Critics argue that such remarks damage her credibility not only as a woman leader but as a moral authority. CPI(M) leader Sujan Chakraborty pointed out that this wasn’t the first time she had made such remarks, suggesting that her administration was failing to ensure women’s safety. BJP’s Sukanta Majumdar went further, calling her comments “deplorable” and “shameful,” adding that they reflected “a collapse of law and order under her watch.”

Beyond the controversy, Banerjee’s political positioning remains confusing. One week she distances herself from the Congress and Rahul Gandhi, calling them “indecisive”; the next, she extends conditional support to the INDIA bloc. Her regional priorities often overshadow national strategy — a stance that weakens the alliance’s cohesion.

In short, Banerjee’s brand of “federal independence” has turned into strategic isolation. While she seeks to project autonomy, she often ends up alienating allies — and inadvertently strengthening the NDA’s narrative of a fragmented Opposition.

The Mirage of Confidence

Despite this fragmentation, the Opposition continues to project confidence — a kind of electoral bravado rooted more in denial than data. Leaders assure the media that unity will “emerge at the right time.” But with the clock ticking, time is becoming their greatest enemy.

The INDI alliance, launched amid great fanfare, now stands as a hollow shell. Arvind Kejriwal is focused on legal battles; Akhilesh Yadav is courting OBC votes independently; and Mamata Banerjee is preoccupied with maintaining her regional dominance in Bengal. Each leader wants the benefits of alliance politics without conceding the compromises it demands.

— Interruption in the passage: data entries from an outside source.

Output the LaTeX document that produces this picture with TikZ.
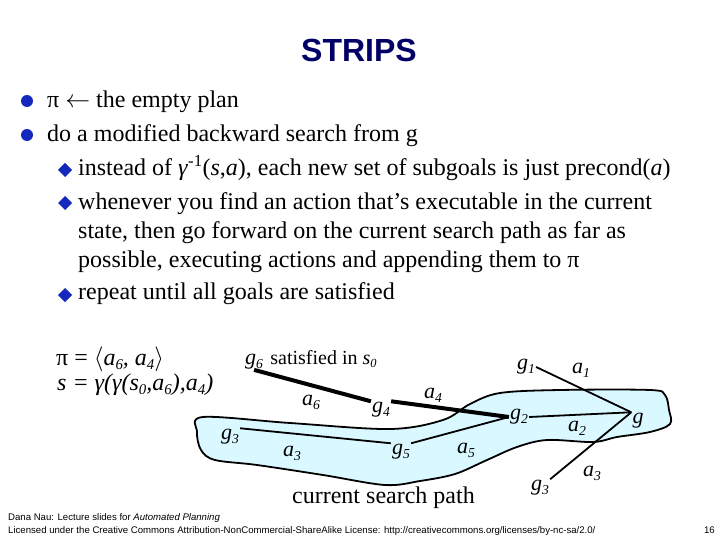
\documentclass[tikz,border=0pt]{standalone}
\usepackage{fontspec}
\setmainfont{Liberation Serif}
\setsansfont{Liberation Sans}
\usetikzlibrary{positioning,calc}
\definecolor{SLIDE-NAVY}{RGB}{0,0,102}
\definecolor{SLIDE-BLUE}{RGB}{20,40,190}
\definecolor{PATH-CYAN}{RGB}{218,248,255}
\newcommand{\lsub}[1]{\raisebox{-0.4ex}{\scalebox{0.62}{\itshape #1}}}
\newcommand{\gl}[1]{\textit{g}\lsub{#1}}
\newcommand{\al}[1]{\textit{a}\lsub{#1}}

\begin{document}
\begin{tikzpicture}[x=1pt, y=-1pt,
  bodytext/.style={anchor=base west, inner sep=0pt, font=\fontsize{24}{29}\selectfont},
  lbl/.style={inner sep=1pt, font=\fontsize{22}{22}\selectfont},
  footer/.style={anchor=base west, inner sep=0pt, font=\sffamily\fontsize{9.6}{11}\selectfont},
  thickedge/.style={line width=4pt},
  thinedge/.style={line width=1.8pt}]
  \useasboundingbox (0,0) rectangle (720,540);

  % Title
  \node[font=\sffamily\bfseries\fontsize{32}{32}\selectfont, SLIDE-NAVY] (title) at (359,50) {STRIPS};

  % Bullets
  \foreach \y in {101,135}
    \fill[SLIDE-BLUE] (27,\y) circle (6);
  \foreach \y in {170,203,295}
    \fill[SLIDE-BLUE] (65,\y-7) -- (72,\y) -- (65,\y+7) -- (58,\y) -- cycle;

  \node[bodytext] (line1) at (47,108) {π $\leftarrow$ the empty plan};
  \node[bodytext] (line2) at (47,142) {do a modified backward search from g};
  \node[bodytext] (line3) at (78,176) {instead of \textit{γ}\textsuperscript{-1}(\textit{s},\textit{a}), each new set of subgoals is just precond(\textit{a})};
  \node[bodytext] (line4) at (78,210) {whenever you find an action that’s executable in the current};
  \node[bodytext] (line5) at (78,238) {state, then go forward on the current search path as far as};
  \node[bodytext] (line6) at (78,267) {possible, executing actions and appending them to π};
  \node[bodytext] (line7) at (78,299) {repeat until all goals are satisfied};

  % Plan and state
  \node[bodytext, font=\itshape\fontsize{24}{29}\selectfont] (plan) at (56,365)
    {\upshape π = $\langle$\itshape\al{6}, \al{4}\upshape$\rangle$};
  \node[bodytext, font=\itshape\fontsize{24}{29}\selectfont] (state) at (57,390)
    {s = γ(γ(s\lsub{0},\al{6}),\al{4})};

  % Current search path
  \fill[PATH-CYAN, draw=black, line width=1.8pt] plot[smooth cycle, tension=0.55] coordinates {
    (203,417) (290,423) (390,429) (443,420) (470,404) (500,393) (560,390)
    (650,390) (665,395) (669,410) (670,424) (650,432) (617,437) (593,442)
    (547,440) (517,447) (487,460) (455,474) (420,481) (385,485) (323,475)
    (257,465) (215,460) (201,450) (197,432)};
  \node[bodytext] (pathlabel) at (292,503) {current search path};

  % Goals
  \node[lbl, anchor=base west] (g6) at (244,364) {\gl{6}};
  \node[lbl, right=0pt of g6.base east, anchor=base west, font=\fontsize{20}{20}\selectfont] (sat) {\ satisfied in \textit{s}\lsub{0}};
  \node[lbl] (g4) at (381,410) {\gl{4}};
  \node[lbl] (g2) at (519,417) {\gl{2}};
  \node[lbl] (g5) at (401,452) {\gl{5}};
  \node[lbl] (g3) at (230,437) {\gl{3}};
  \node[lbl] (g1) at (526,367) {\gl{1}};
  \node[lbl] (g3r) at (540,488) {\gl{3}};
  \node[lbl] (g) at (638,421) {\textit{g}};

  % Actions
  \draw[thickedge] (g6.south) -- (g4.north west);
  \draw[thickedge] (g4.north east) -- (g2.west);
  \draw[thinedge] (g3.north east) -- (g5.north west);
  \draw[thinedge] (g5.north east) -- (g2.west);
  \draw[thinedge] (g2.east) -- (g.north west);
  \draw[thinedge] (g1.east) -- (g.north west);
  \draw[thinedge] (g3r.north east) -- (g.north west);

  \node[lbl] (a6) at (311,402) {\al{6}};
  \node[lbl] (a4) at (433,395) {\al{4}};
  \node[lbl] (a3) at (292,453) {\al{3}};
  \node[lbl] (a5) at (466,450) {\al{5}};
  \node[lbl] (a2) at (577,428) {\al{2}};
  \node[lbl] (a1) at (581,370) {\al{1}};
  \node[lbl] (a3r) at (592,473) {\al{3}};

  % Footer
  \node[footer] (credit) at (8,520) {Dana Nau: Lecture slides for \textit{Automated Planning}};
  \node[footer] (licence) at (8,533) {Licensed under the Creative Commons Attribution-NonCommercial-ShareAlike License: http://creativecommons.org/licenses/by-nc-sa/2.0/};
  \node[footer, anchor=base east] (page) at (715,533) {16};
\end{tikzpicture}
\end{document}
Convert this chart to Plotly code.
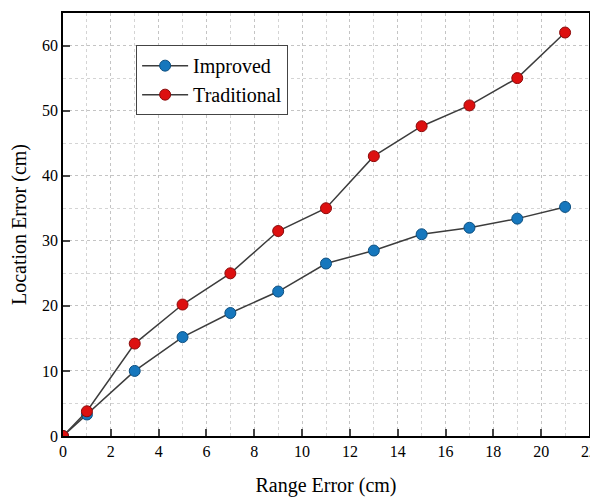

Meanwhile, the NDA’s message — of a unified, development-driven Bharat — appears all the more credible in comparison.

The Opposition’s Failure Is One of Will, Not Wits

It’s not that the Opposition lacks talent or experience; it lacks discipline. Political unity cannot be built on mutual suspicion and personal ambition. The NDA’s advantage is not just its organisational strength but its ideological coherence.

The Opposition, in contrast, has become a coalition of contradictions: Rahul Gandhi speaks of global socialism, Mamata Banerjee deflects accountability, and regional satraps pursue their own ambitions. The result is a vacuum — and in politics, vacuums are always filled by those who act decisively.

A United NDA, A Divided Opposition

As the election season draws near, one fact is undeniable — the NDA has mastered the art of coordination, while the Opposition is still learning the alphabet of alliance politics.

Every week of delay, every mixed message, and every public contradiction among leaders like Mamata Banerjee and Rahul Gandhi plays directly into the NDA’s hands. The ruling coalition doesn’t need to defeat the Opposition; it just has to wait for it to defeat itself.

In democracy, clarity inspires trust — confusion breeds defeat. Unless the Opposition learns this soon, the story of 2025 will not be about electoral competition, but about the triumph of unity over ego.